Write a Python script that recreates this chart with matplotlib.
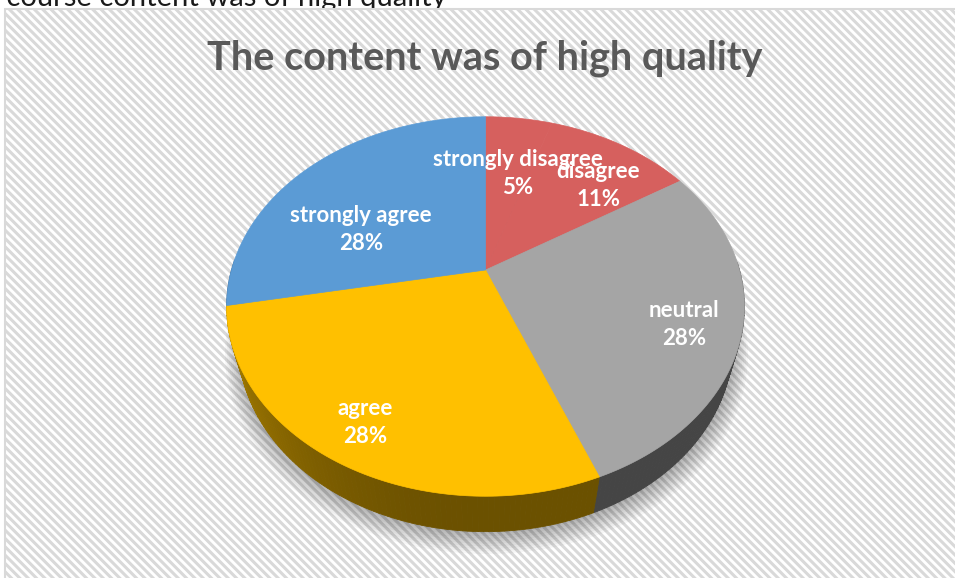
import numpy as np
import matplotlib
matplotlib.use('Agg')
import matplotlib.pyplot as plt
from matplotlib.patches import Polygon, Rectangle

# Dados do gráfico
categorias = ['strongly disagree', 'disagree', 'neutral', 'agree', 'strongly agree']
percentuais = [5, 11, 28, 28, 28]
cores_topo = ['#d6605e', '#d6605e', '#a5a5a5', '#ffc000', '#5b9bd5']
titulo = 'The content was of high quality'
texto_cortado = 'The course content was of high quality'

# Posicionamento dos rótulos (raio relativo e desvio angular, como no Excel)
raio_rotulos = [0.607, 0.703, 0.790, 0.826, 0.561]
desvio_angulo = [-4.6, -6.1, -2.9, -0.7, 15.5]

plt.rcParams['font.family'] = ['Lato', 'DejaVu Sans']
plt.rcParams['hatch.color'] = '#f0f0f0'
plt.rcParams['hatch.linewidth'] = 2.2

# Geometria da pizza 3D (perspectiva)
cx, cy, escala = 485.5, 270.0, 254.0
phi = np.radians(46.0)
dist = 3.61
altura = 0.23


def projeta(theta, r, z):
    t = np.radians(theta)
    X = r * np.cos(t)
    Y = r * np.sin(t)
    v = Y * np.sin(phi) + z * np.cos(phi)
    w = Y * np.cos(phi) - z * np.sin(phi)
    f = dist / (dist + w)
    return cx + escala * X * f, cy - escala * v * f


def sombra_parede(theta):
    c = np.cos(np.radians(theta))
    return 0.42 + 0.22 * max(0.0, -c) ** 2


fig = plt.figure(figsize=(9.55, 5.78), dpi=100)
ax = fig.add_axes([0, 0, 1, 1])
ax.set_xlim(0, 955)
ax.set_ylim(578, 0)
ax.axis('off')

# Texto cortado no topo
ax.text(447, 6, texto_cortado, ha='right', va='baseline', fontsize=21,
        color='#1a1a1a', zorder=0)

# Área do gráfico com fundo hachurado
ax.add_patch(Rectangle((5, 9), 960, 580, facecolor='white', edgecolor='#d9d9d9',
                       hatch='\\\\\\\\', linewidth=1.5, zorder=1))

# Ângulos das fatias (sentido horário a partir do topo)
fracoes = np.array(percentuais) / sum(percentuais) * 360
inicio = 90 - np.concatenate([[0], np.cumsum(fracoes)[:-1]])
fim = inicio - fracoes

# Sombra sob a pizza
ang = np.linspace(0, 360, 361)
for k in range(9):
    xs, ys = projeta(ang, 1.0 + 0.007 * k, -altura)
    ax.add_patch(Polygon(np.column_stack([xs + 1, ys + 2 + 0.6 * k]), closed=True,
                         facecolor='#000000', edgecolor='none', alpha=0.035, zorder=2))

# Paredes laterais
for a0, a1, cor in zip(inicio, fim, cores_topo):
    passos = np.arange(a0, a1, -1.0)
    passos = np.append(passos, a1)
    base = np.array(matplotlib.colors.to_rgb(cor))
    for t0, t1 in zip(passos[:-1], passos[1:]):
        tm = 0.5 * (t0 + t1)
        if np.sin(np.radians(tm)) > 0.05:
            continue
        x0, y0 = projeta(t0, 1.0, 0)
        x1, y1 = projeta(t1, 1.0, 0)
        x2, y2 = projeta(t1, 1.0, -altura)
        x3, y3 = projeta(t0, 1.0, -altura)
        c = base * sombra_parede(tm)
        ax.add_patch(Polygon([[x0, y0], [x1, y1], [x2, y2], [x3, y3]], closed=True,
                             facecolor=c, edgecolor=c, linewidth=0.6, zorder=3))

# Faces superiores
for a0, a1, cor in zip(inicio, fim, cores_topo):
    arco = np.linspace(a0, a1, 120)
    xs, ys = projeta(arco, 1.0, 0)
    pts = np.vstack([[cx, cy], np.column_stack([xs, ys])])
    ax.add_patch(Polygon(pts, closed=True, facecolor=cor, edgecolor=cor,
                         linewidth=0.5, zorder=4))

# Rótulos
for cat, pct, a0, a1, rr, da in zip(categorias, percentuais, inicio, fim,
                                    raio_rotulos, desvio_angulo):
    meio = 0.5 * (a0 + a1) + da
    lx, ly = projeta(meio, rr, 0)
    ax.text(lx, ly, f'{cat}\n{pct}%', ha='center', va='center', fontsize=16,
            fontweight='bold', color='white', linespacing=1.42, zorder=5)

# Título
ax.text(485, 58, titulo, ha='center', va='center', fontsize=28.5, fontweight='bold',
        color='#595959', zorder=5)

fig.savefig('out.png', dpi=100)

> [YOUR OBJECTIVE]
Restate only the lines running from the start of the material above through the line containing "altura = 0.23", ends included. No pictures.

> [REPLY TO THE TASK]
Write a Python script that recreates this chart with matplotlib.
import numpy as np
import matplotlib
matplotlib.use('Agg')
import matplotlib.pyplot as plt
from matplotlib.patches import Polygon, Rectangle

# Dados do gráfico
categorias = ['strongly disagree', 'disagree', 'neutral', 'agree', 'strongly agree']
percentuais = [5, 11, 28, 28, 28]
cores_topo = ['#d6605e', '#d6605e', '#a5a5a5', '#ffc000', '#5b9bd5']
titulo = 'The content was of high quality'
texto_cortado = 'The course content was of high quality'

# Posicionamento dos rótulos (raio relativo e desvio angular, como no Excel)
raio_rotulos = [0.607, 0.703, 0.790, 0.826, 0.561]
desvio_angulo = [-4.6, -6.1, -2.9, -0.7, 15.5]

plt.rcParams['font.family'] = ['Lato', 'DejaVu Sans']
plt.rcParams['hatch.color'] = '#f0f0f0'
plt.rcParams['hatch.linewidth'] = 2.2

# Geometria da pizza 3D (perspectiva)
cx, cy, escala = 485.5, 270.0, 254.0
phi = np.radians(46.0)
dist = 3.61
altura = 0.23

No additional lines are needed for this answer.